The marquee events at the Olympics are gymnastics, weightlifting, and track & field. These talents are foundational, gymnastics for agility, weightlifting for strength, and track & field for speed and endurance. For most of the gymnastics events my eyes will be glued to the television, but when they get on the balance beam I’ll be looking through one eye, peeking, like when a bad shark shows up near a defenseless swimmer. That balance beam makes me very nervous. How these weightlifters don’t blow out their backs, I don’t know. They are nervous time for me too. Of course, the event of events at the Olympics is track & field. Wisely, the organizers always save the best for last.

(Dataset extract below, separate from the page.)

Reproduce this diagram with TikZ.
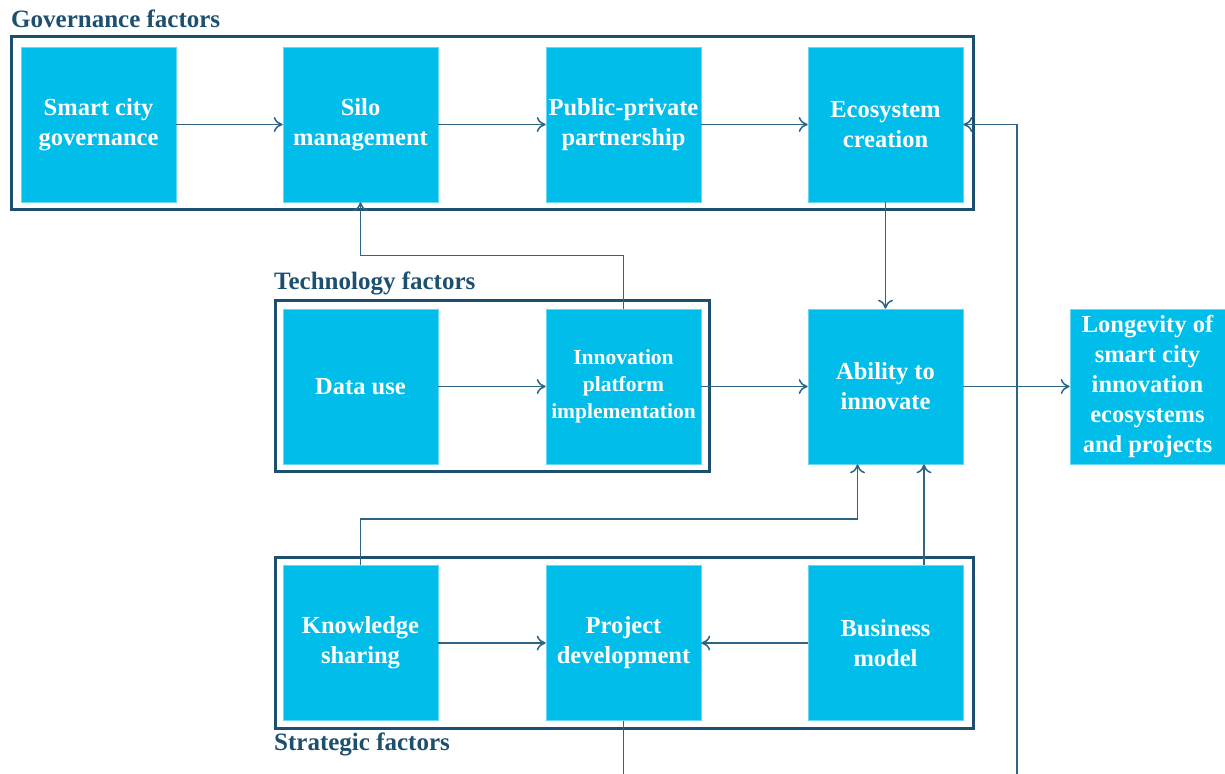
\documentclass[tikz,border=0pt]{standalone}
\usepackage{fontspec}
\setmainfont{Liberation Serif}
\usetikzlibrary{arrows.meta}
\definecolor{boxcyan}{HTML}{00BDEA}
\definecolor{framenavy}{HTML}{1D4F6E}
\definecolor{linenavy}{HTML}{2F6584}
\begin{document}
\begin{tikzpicture}[x=1pt,y=-1pt,
  factor/.style={fill=boxcyan, draw=boxcyan!60!white, line width=0.6pt, minimum width=155pt, minimum height=155pt,
    inner sep=0pt, text=white, align=center, font=\bfseries\fontsize{24.5}{30}\selectfont},
  smallfactor/.style={factor, font=\bfseries\fontsize{21.5}{27}\selectfont},
  frame/.style={draw=framenavy, line width=3pt},
  grouptitle/.style={anchor=west, text=framenavy, inner sep=0pt, font=\bfseries\fontsize{25}{28}\selectfont},
  conn/.style={draw=linenavy, line width=1.5pt, -{To[length=9pt,width=15pt,line width=1.5pt]}},
  plain/.style={draw=linenavy, line width=1.5pt}]
\useasboundingbox (0,0) rectangle (1225,773);
% frames
\draw[frame] (11,37) rectangle (973,209);
\draw[frame] (275,300) rectangle (709,471);
\draw[frame] (275,557) rectangle (973,728);
\node[grouptitle] (tgov) at (11,19) {Governance factors};
\node[grouptitle] (ttech) at (274,283) {Technology factors};
\node[grouptitle] (tstrat) at (274,744) {Strategic factors};
% boxes
\node[factor] (scg) at (98.5,124.5) {Smart city\\governance};
\node[factor] (silo) at (360.5,124.5) {Silo\\management};
\node[factor] (ppp) at (623.5,124.5) {Public-private\\partnership};
\node[factor] (eco) at (885.5,124.5) {Ecosystem\\creation};
\node[factor] (data) at (360.5,386.5) {Data use};
\node[smallfactor] (ipi) at (623.5,386.5) {Innovation\\platform\\implementation};
\node[factor] (ati) at (885.5,386.5) {Ability to\\innovate};
\node[factor] (lon) at (1147.5,386.5) {Longevity of\\smart city\\innovation\\ecosystems\\and projects};
\node[factor] (ks) at (360.5,643) {Knowledge\\sharing};
\node[factor] (pd) at (623.5,643) {Project\\development};
\node[factor] (bm) at (885.5,643) {Business\\model};
% connectors
\draw[conn] (scg) -- (silo);
\draw[conn] (silo) -- (ppp);
\draw[conn] (ppp) -- (eco);
\draw[conn] (eco) -- (ati);
\draw[conn] (data) -- (ipi);
\draw[conn] (ipi) -- (ati);
\draw[conn] (ati) -- (lon);
\draw[conn] (ipi.north) -- ++(0,-53) -| (silo.south);
\draw[conn] (ks.north) -- ++(0,-46) -| ([xshift=-28pt]ati.south);
\draw[conn] ([xshift=38.5pt]bm.north) -- ([xshift=38.5pt]ati.south);
\draw[conn] (ks) -- (pd);
\draw[conn] (bm) -- (pd);
\coordinate (pdend) at (623.5,775);
\draw[plain] (pd.south) -- (pdend);
\coordinate (loopstart) at (1017,775);
\draw[conn] (loopstart) -- (1017,124.5) -- (eco.east);
\end{tikzpicture}
\end{document}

Ehm, G Mike had in mind, Clement!

My, my, no one has directly mentioned Clement’s tremendous contribution to all this volleyball ecstasy. Lupita got her praises, the present coach got his accolades, and the girls got their parade and their names will be popular in the baby section painted pink at KHMH. But Clement, the father of volleyball, no one remembers him, maybe because in his time volleyball was no greater on the popularity bar than ping pong. Ah, G Mike hinted, and maybe he didn’t call name on the XTV WuB because of the national policy set by Diki Bradley.

You know that Clement was bullied. His dad was a great basketball star, and his brother Marion was a big star too, but Clement played volleyball, and in the old days boys did not play that. How he and his friends got to play is a story of the worst nepotism. It’s the Father of the Nation who gave volleyball license to monopolize space at the Civic Center for their sport. Now I’ll show you how one thing follows the next. So few boys played volleyball they had to import girls to complete their teams. Wala, the stone that was just complementary da now wi biggest stars. It all started with Clement. And the nepotism.

Okay, I take your advice again, and abruptly end this piece.